The current surge in stockholder activism raises the interesting question whether proxy contests should be conducted fairly. Should the protagonists only tell the truth in soliciting votes or may they act like some politicians and say almost anything to win, true or not? The Delaware Court of Chancery recently addressed these issues in Kerbawy v. McDonnell, Del. Ch. C.A. 10769-VCP (August 18, 2015).
While the facts in Kerbawy were complicated, a brief summary helps to understand the importance of that decision. Kyle Kerbawy solicited stockholder consents to have his chosen directors replace the incumbent board of ACell Inc. Kerbawy had help seeking those consents. One ACell incumbent director provided Kerbawy with insider information. Another former director, Rodney Bosley, not only aided Kerbawy, but in doing so arguably violated Bosley's separation agreement with ACell that prohibited Bosley from becoming a "participant" in a proxy contest. Moreover, the consent solicitation materials used by Kerbawy were at least questionable in making full disclosures to the other stockholders.
But at the same time, the incumbent ACell directors also were not models of candor in their competing solicitations. For example, they at least implied they had the support of a key ACell director, former CEO and stockholder who was actually supporting their opponent, Kerbawy. This was even more egregious considering that, as incumbent board members, they had a fiduciary duty of full candor to the stockholders.
After a careful review of the facts, the Court of Chancery upheld Kerbawy's consent solicitation and declared that his new board was validly elected as ACell's directors. The court began its analysis by noting the "heavy burden" borne by a party seeking to set aside a stockholder election. That only makes sense for otherwise the court would find itself in the almost impossible circumstance of deciding how the vote would have come out if the contestants had been more truthful or had acted differently. Who can say why stockholders voted as they did in a close contest, particularly one involving active, extensive solicitation? That task would have been particularly difficult in the Kerbawy case because no individual who consented to Kerbawy's solicitation had come forward to complain he had been misled.

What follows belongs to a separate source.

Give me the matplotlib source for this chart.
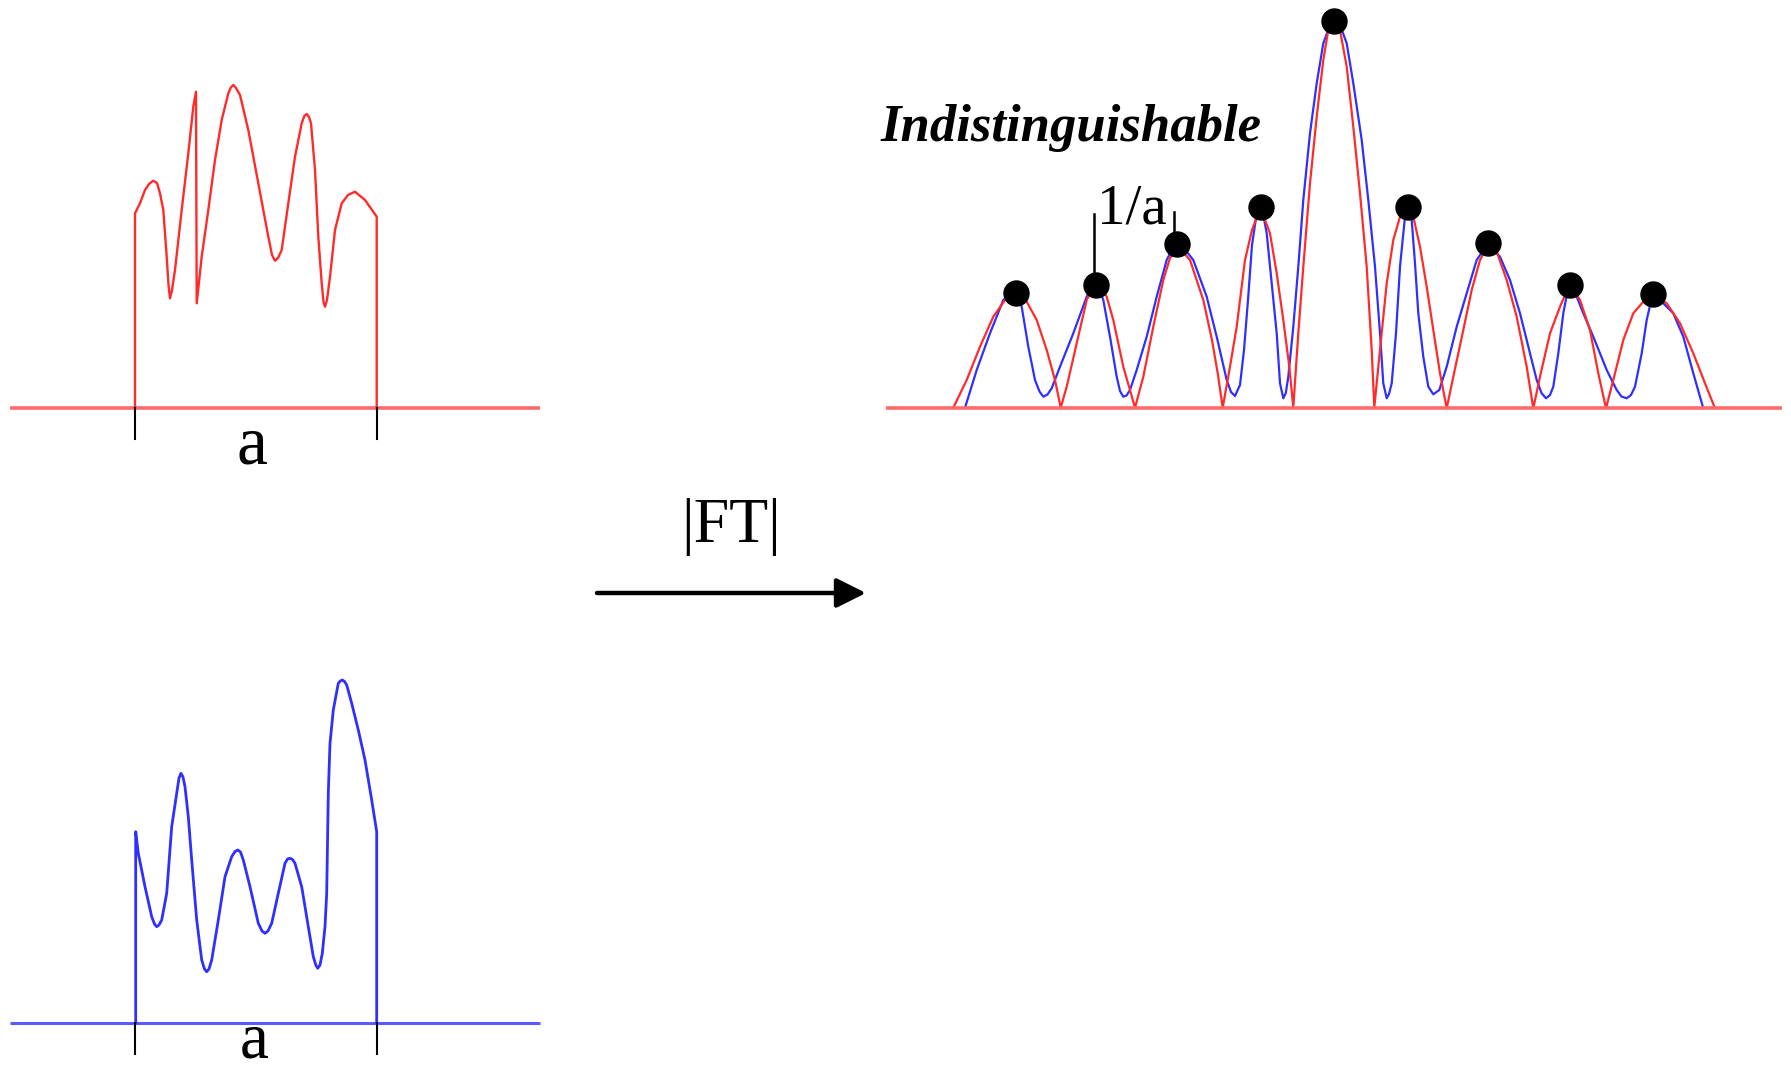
import matplotlib
matplotlib.use("Agg")
import matplotlib.pyplot as plt

# Diagram drawn in image pixel coordinates (x right, y down), 1791 x 1071

# Top-left: red object of width a
red_obj_x = [135, 135, 140, 145, 149, 153.3, 157, 160, 163.3, 166.7, 168.5, 170, 172,
             175, 181.7, 188.3, 193.3, 196, 196.7, 201.7, 208.3, 215, 221.7, 228.3,
             230.8, 233.3, 236, 240, 248.3, 258.3, 268.3, 272, 275, 278, 281.7, 288.3,
             295, 301.7, 304.3, 306.7, 309, 311, 315, 318.3, 321.7, 323.5, 325, 327,
             330, 335, 341.7, 348, 355, 365, 376.7, 376.7]
red_obj_y = [408.3, 213.3, 203.3, 190, 184, 180.7, 183, 193.3, 210, 256.7, 285, 298.3,
             290, 270, 210, 153.3, 106.7, 91.7, 303.3, 256.7, 210, 160, 120, 93.3,
             87.5, 85, 88, 95, 130, 183.3, 236.7, 255, 260.7, 258, 250, 203.3,
             156.7, 123.3, 116, 114, 117, 123.3, 170, 236.7, 283.3, 302, 306.7, 300,
             276.7, 230, 203.3, 195, 191.7, 200, 216.7, 408.3]

# Bottom-left: blue object of width a
blue_obj_x = [135.7, 135.7, 138.3, 145, 151.7, 154.5, 156.7, 159, 161.7, 166.7,
              171.7, 176.7, 179, 181, 183, 185, 188.3, 191.7, 196.7, 201.7, 204.5,
              206.7, 209, 211.7, 218.3, 225, 231.7, 235, 237.7, 240.5, 243.3, 250,
              258.3, 262, 265, 268, 271.7, 278.3, 285, 287.5, 290, 292.5, 295, 301.7,
              308.3, 313.3, 315.8, 317.7, 320, 322.3, 325, 326.7, 328.3, 330, 333.3,
              338.3, 340.3, 342.3, 344.5, 346.7, 351.7, 358.3, 365, 371.7, 376.7,
              376.7]
blue_obj_y = [1022.7, 831.7, 853.3, 886.7, 916.7, 924, 926.7, 925, 920, 893.3,
              826.7, 793.3, 778, 773.3, 777, 786.7, 816.7, 860, 920, 960, 969,
              971.7, 969, 960, 920, 876.7, 856.7, 851.5, 850, 852, 860, 886.7,
              923.3, 931, 933.3, 931, 923.3, 893.3, 863.3, 859, 858.3, 859.5,
              863.3, 886.7, 926.7, 956.7, 965, 968.3, 965, 953.3, 926.7, 893.3,
              793.3, 743.3, 710, 683.3, 681, 680, 681.5, 685, 703.3, 730, 760, 800,
              831.7, 1022.7]

# Right: |FT| of the red object
red_ft_x = [953.3, 966.7, 980, 993.3, 1005, 1010.5, 1016, 1021.5, 1026.7, 1036.7,
            1046.7, 1055, 1060.7,
            1066.7, 1076.7, 1086.7, 1092, 1096.7, 1101.5, 1106.7, 1113.3, 1123.3, 1135,
            1143.3, 1153.3, 1163.3, 1170, 1177, 1183.5, 1190, 1203.3, 1212, 1218, 1222.7,
            1230, 1236.7, 1245, 1252, 1256.5, 1260.7, 1265, 1270, 1276.7, 1283.3,
            1289.3, 1293.3,
            1298.3, 1303.3, 1310, 1316.7, 1323.3, 1328.3, 1334.3, 1340, 1346.7,
            1353.3, 1360, 1366.7, 1371.7, 1374.3,
            1380, 1386.7, 1393.3, 1400, 1404, 1408.3, 1413.3, 1420, 1426.7, 1433.3,
            1440, 1446.7,
            1453.3, 1463.3, 1471.7, 1480, 1484, 1488.3, 1492.5, 1496.7, 1506.7,
            1516.7, 1526.7, 1533.3,
            1540, 1550, 1560, 1565, 1570, 1575, 1580, 1590, 1598.3, 1606,
            1613.3, 1623.3, 1633.3, 1643.3, 1653.3, 1660, 1666.7, 1680, 1693.3, 1705,
            1715]
red_ft_y = [407.7, 380, 346.7, 316.7, 300, 296.5, 295, 297.5, 301.7, 320,
            350, 380, 407.7,
            386.7, 343.3, 300, 290, 286.7, 289, 296.7, 320, 366.7, 407.7,
            376.7, 326.7, 280, 258, 250, 252.5, 260, 300, 340, 375, 407.7,
            366.7, 326.7, 260, 230, 218, 213.3, 220, 233.3, 273.3, 320,
            366.7, 407.3,
            333.3, 266.7, 183.3, 116.7, 60, 30, 23.3, 30, 66.7,
            126.7, 193.3, 266.7, 350, 407.3,
            350, 283.3, 240, 216.7, 212.5, 211.7, 216.7, 246.7, 286.7, 330,
            373.3, 408.3,
            376.7, 330, 290, 260, 252.5, 250, 250.5, 251.7, 280,
            316.7, 366.7, 408.3,
            376.7, 333.3, 306.7, 295, 290, 292.5, 300, 330, 373.3, 408.3,
            380, 340, 313.3, 301.7, 298.3, 299.5, 303.3, 323.3, 353.3, 383.3,
            408.3]

# Right: |FT| of the blue object
blue_ft_x = [965, 976.7, 990, 1003.3, 1009.5, 1015, 1018.5, 1021.7, 1028.3, 1035,
             1039.5, 1043.3, 1047.5, 1051.7, 1060,
             1073.3, 1086.7, 1091, 1095, 1099, 1103.3, 1110, 1116.7, 1120, 1123.3,
             1126.5, 1130, 1136.7, 1146.7,
             1156.7, 1166.7, 1172, 1177, 1185, 1193.3, 1206.7, 1216.7, 1226.7, 1231,
             1235, 1240, 1244,
             1248, 1252, 1256, 1260, 1263.5, 1266.7, 1271.7, 1276.7, 1280, 1283.3,
             1285.8, 1288.3,
             1293.3, 1298.3, 1303.3, 1310, 1316.7, 1323.3, 1330, 1334.3, 1340, 1346.7,
             1353.3, 1361.7, 1368.3, 1375, 1380, 1383.3, 1386.7, 1389, 1391.7, 1396,
             1400, 1405, 1408.3, 1411.7, 1415, 1418.3, 1423.3, 1428.3, 1433.3, 1439.3,
             1446.7, 1456.7, 1466.7, 1476.7, 1482.5, 1488.3, 1494, 1500, 1510, 1520,
             1530, 1536.7, 1541.5, 1546, 1550, 1553.3, 1558.3, 1563.3, 1566.5, 1570,
             1576.7, 1583.3, 1593.3, 1606.7, 1616.7, 1621.5, 1626.7, 1631, 1635,
             1641.7, 1646.7, 1651.7, 1657.5, 1663.3, 1673.3, 1683.3, 1693.3, 1703.3]
blue_ft_y = [407.7, 370, 333.3, 300, 294.5, 293.3, 297, 306.7, 346.7, 380,
             391.5, 396.7, 394.5, 388.3, 366.7,
             333.3, 296.7, 288, 285, 289, 300, 336.7, 376.7, 391, 396.7,
             395.5, 390, 370, 336.7,
             296.7, 260, 249.5, 246, 249.5, 260, 296.7, 336.7, 380, 392,
             396, 385, 350,
             300, 245, 218, 210, 216, 233.3, 283.3, 333.3, 383.3, 398.3,
             393, 376.7,
             326.7, 266.7, 200, 133.3, 83.3, 43.3, 25, 21.7, 25, 43.3,
             83.3, 140, 200, 266.7, 333.3, 383.3, 398.3, 394, 383.3, 333.3,
             266.7, 216.7, 208.3, 220, 263.3, 313.3, 356.7, 386.7, 394.3, 390,
             366.7, 326.7, 293.3, 260, 251.5, 248.3, 250.5, 256.7, 280, 313.3,
             353.3, 380, 393, 398.3, 395, 386.7, 353.3, 313.3, 296.5, 290,
             296.7, 313.3, 336.7, 370, 390, 396.5, 398.3, 395, 386.7,
             353.3, 320, 298.3, 299.5, 303.3, 313.3, 336.7, 373.3, 408.3]

# Sampled points marked on the |FT| (spacing 1/a)
dot_x = [1016, 1096, 1177, 1260.5, 1334, 1408, 1488.3, 1570, 1652.7]
dot_y = [293.3, 285, 244, 207.3, 20.5, 207.3, 243, 285, 294]

# Axes lines and markers
red_base_x = [10, 539.5]
red_base_y = [408.3, 408.3]
blue_base_x = [10, 539.5]
blue_base_y = [1022.7, 1022.7]
ft_base_x = [886, 1782]
ft_base_y = [408, 408]
tick_x = [135, 376.5]

fig = plt.figure(figsize=(17.91, 10.71), dpi=100)
ax = fig.add_axes([0, 0, 1, 1])
ax.set_xlim(0, 1791)
ax.set_ylim(1071, 0)
ax.axis("off")

red = "#ff2b2b"
blue = "#2f2fff"

# left panels
ax.plot(red_base_x, red_base_y, color="#ff6a6a", lw=2.6, solid_capstyle="butt")
ax.plot(red_obj_x, red_obj_y, color=red, lw=1.7, solid_joinstyle="round")
ax.plot(blue_base_x, blue_base_y, color="#5a5aff", lw=2.2, solid_capstyle="butt")
ax.plot(blue_obj_x, blue_obj_y, color=blue, lw=2.0, solid_joinstyle="round")

for tx in tick_x:
    ax.plot([tx, tx], [408.3, 439], color="black", lw=1.5)
    ax.plot([tx, tx], [1022.7, 1053.5], color="black", lw=1.5)

ax.text(252, 447, "a", family="Liberation Serif", fontsize=50,
        ha="center", va="center")
ax.text(254, 1057, "a", family="Liberation Serif", fontsize=47,
        ha="center", va="baseline")

# transform arrow
ax.annotate("", xy=(866, 593), xytext=(597, 593),
            arrowprops=dict(arrowstyle="-|>", lw=3.2, color="black",
                            mutation_scale=45, shrinkA=0, shrinkB=0))
ax.text(731, 527, "|FT|", family="Liberation Serif", fontsize=46,
        ha="center", va="center")

# right panel
ax.plot(blue_ft_x, blue_ft_y, color=blue, lw=1.6, solid_joinstyle="round")
ax.plot(red_ft_x, red_ft_y, color=red, lw=1.6, solid_joinstyle="round")
ax.plot(ft_base_x, ft_base_y, color="#ff6a6a", lw=2.6, solid_capstyle="butt")
ax.plot(dot_x, dot_y, "o", color="black", ms=18, zorder=5)

ax.plot([1094.3, 1094.3], [214, 280], color="black", lw=1.8, zorder=6)
ax.plot([1174.3, 1174.3], [212, 236], color="black", lw=1.8, zorder=6)
ax.text(1097, 223, "1/a", family="Liberation Serif", fontsize=41,
        ha="left", va="baseline")

ax.text(1071, 141, "Indistinguishable", family="Liberation Serif",
        fontsize=38, fontweight="bold", fontstyle="italic",
        ha="center", va="baseline")

fig.savefig("out.png", dpi=100)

That does not mean that the Court of Chancery will never invalidate a stockholder vote. It has done so before. For example, in Agranoff v. Miller (Del. Ch. April 12, 1999), aff'd, 737 A2d 530 (Del. 1999), the court did invalidate written consents because the stockholder voting those consents had obtained his stock wrongfully, by violating a stockholders' agreement that restricted stock transfers. Moreover, as the Kerbawy decision notes, there is a level of deception that will justify invalidating a stockholder vote. Outright lies about something a stockholder would consider material will not be tolerated. The court will judge materiality by an objective standard of what a reasonable stockholder would have relied upon in casting his vote.
To determine what factors will tip the balance and meet that heavy burden required to invalidate a vote, several aspects of Kerbawy are worth noting. First, Kerbawy involved a real contest. Both sides had the opportunity to tell their story. If the cure for misleading statements is the truth, then a true contest will make the court less likely to intervene. While there is no requirement there be a debate before stockholder consents are effective, the ability to counter the other side's statements is important to the Court of Chancery in reviewing a challenge to the vote.

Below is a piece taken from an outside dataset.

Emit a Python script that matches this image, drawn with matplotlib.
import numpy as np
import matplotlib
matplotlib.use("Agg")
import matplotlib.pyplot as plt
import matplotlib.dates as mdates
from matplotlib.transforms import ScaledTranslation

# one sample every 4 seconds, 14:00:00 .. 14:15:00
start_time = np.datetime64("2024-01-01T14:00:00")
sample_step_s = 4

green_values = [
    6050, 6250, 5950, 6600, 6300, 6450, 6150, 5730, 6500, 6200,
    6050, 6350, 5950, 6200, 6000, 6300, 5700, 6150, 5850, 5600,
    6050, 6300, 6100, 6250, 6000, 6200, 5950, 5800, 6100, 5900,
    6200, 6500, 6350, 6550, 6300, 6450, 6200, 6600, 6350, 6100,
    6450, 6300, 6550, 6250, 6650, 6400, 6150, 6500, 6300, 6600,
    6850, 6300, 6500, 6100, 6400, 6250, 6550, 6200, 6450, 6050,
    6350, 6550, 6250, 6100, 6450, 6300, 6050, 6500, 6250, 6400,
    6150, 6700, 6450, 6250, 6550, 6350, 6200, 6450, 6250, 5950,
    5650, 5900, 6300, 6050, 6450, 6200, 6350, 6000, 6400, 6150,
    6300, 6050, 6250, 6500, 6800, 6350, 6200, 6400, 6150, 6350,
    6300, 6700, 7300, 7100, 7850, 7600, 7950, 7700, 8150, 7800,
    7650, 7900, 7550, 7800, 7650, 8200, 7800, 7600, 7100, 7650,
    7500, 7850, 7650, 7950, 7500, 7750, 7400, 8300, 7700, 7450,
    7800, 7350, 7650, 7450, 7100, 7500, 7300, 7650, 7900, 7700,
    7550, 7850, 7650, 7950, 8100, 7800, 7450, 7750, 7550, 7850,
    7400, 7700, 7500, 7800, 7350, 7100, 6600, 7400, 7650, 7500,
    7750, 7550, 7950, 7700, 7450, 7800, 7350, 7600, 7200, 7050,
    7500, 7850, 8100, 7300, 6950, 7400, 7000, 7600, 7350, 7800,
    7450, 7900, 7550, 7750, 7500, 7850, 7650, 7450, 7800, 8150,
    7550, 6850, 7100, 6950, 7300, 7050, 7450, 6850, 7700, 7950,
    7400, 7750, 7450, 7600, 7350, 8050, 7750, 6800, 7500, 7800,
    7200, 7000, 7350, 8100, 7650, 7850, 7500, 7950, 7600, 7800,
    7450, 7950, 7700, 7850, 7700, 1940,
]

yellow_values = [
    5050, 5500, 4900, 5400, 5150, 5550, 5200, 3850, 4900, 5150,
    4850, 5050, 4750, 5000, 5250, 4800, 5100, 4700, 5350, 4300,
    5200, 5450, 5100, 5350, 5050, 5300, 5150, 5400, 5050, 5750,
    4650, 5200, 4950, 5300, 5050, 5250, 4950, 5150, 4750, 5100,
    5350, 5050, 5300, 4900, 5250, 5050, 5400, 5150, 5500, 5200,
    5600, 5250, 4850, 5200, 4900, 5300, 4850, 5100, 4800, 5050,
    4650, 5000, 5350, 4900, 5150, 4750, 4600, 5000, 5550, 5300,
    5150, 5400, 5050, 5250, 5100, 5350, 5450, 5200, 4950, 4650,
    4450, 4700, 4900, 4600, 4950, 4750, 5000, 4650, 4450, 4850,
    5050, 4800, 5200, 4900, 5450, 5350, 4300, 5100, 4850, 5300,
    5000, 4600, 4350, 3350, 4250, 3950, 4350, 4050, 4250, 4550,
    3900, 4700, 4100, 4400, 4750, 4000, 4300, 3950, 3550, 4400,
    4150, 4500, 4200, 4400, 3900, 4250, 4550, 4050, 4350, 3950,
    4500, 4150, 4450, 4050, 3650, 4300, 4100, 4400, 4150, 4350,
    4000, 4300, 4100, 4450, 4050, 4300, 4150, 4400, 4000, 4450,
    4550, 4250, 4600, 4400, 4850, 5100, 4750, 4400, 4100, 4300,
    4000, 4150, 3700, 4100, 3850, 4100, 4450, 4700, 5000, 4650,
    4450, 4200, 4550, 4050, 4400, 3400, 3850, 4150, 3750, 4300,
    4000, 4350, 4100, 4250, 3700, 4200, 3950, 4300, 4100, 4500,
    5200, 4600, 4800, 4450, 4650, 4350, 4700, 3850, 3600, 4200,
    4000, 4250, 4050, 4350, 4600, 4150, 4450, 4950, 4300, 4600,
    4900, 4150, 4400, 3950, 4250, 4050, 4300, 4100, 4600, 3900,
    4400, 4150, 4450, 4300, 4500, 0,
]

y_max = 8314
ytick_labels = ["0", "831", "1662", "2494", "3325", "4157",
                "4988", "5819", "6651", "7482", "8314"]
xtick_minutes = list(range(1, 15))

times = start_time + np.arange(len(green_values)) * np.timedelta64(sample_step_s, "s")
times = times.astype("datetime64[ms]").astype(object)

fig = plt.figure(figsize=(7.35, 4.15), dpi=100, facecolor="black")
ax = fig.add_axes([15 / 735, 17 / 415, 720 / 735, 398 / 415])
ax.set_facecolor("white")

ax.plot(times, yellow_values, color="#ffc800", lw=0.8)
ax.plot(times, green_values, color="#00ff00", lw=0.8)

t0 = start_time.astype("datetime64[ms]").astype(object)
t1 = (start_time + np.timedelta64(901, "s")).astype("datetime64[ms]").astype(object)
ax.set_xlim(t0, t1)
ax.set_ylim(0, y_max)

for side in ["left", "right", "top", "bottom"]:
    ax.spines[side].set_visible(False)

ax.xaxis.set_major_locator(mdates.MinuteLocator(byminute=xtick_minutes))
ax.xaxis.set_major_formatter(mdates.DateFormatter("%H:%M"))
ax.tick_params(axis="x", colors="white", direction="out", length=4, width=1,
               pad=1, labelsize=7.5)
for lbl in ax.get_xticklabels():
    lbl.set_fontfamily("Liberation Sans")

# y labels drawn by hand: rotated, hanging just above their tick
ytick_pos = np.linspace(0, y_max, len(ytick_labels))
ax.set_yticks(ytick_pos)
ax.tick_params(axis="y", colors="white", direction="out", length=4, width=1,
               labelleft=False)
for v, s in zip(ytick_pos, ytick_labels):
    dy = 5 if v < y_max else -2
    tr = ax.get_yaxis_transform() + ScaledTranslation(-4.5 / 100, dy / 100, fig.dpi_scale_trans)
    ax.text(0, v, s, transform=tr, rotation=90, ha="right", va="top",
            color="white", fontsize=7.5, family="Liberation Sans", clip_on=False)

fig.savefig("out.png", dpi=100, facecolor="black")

Second, the court will consider if stockholder rights have been violated in some way other than the right to be told the truth. Thus, Agranoff involved the violation of a stockholders' agreement that warranted court relief. But on the other hand, the violation of a separation agreement by a supporter of Kerbawy did not warrant such relief. The different results turned on the nature of the right alleged to be violated. Kerbawy involved management's "right" to not be opposed in a consent solicitation, not the rights of all stockholders under a stockholder agreement. Protecting stockholder rights is more important than management's desire to remain unopposed.

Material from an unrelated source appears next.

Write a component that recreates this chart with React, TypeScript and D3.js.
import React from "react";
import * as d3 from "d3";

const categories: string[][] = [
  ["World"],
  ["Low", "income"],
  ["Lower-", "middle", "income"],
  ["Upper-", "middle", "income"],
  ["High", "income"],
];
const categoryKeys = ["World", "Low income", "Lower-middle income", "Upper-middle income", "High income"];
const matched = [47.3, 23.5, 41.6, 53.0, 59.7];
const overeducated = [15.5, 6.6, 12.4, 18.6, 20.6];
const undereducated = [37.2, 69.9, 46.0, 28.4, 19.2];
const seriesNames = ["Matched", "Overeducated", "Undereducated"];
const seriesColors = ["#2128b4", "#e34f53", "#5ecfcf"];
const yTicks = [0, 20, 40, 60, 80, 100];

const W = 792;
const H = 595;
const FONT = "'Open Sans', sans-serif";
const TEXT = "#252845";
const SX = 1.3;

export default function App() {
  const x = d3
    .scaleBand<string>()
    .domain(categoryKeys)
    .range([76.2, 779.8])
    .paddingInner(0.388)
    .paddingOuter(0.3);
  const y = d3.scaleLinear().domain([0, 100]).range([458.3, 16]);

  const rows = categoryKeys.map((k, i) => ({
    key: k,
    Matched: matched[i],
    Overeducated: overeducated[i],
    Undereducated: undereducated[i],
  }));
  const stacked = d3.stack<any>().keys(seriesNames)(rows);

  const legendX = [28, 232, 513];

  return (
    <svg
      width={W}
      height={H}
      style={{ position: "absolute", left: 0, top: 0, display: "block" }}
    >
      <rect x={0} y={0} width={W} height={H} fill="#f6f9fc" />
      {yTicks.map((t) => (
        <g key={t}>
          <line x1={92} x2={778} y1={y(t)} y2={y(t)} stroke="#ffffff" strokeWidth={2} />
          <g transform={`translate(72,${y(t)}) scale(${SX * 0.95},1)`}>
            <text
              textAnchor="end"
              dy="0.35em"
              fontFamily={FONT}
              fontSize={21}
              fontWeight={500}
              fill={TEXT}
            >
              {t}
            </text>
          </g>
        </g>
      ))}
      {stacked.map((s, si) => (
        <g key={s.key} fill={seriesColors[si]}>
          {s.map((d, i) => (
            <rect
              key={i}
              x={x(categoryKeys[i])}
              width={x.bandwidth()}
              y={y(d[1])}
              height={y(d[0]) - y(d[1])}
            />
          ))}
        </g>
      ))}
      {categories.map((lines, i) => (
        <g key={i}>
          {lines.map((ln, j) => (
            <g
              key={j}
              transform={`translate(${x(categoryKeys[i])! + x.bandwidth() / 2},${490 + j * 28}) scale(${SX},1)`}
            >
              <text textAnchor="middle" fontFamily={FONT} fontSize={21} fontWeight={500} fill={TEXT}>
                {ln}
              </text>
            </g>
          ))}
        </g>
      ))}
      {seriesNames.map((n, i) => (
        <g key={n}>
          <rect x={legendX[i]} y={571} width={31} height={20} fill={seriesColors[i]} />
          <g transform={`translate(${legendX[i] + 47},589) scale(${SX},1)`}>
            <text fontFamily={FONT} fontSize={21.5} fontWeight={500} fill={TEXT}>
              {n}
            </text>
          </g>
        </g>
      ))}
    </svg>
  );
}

Finally, the Court of Chancery will not intervene when the real dispute between the contestants is over business strategy. The court is not going to run the business of Delaware corporations by taking sides over what business plan is best. Thus, it is useless to argue that a stockholder vote should be set aside because the stockholders are supporting a bad business plan or favoring the short-term over long-range business development.
Kerbawy presents an excellent guide on what not to do to conduct a stockholder solicitation under Delaware law. Activists and management should follow its lessons.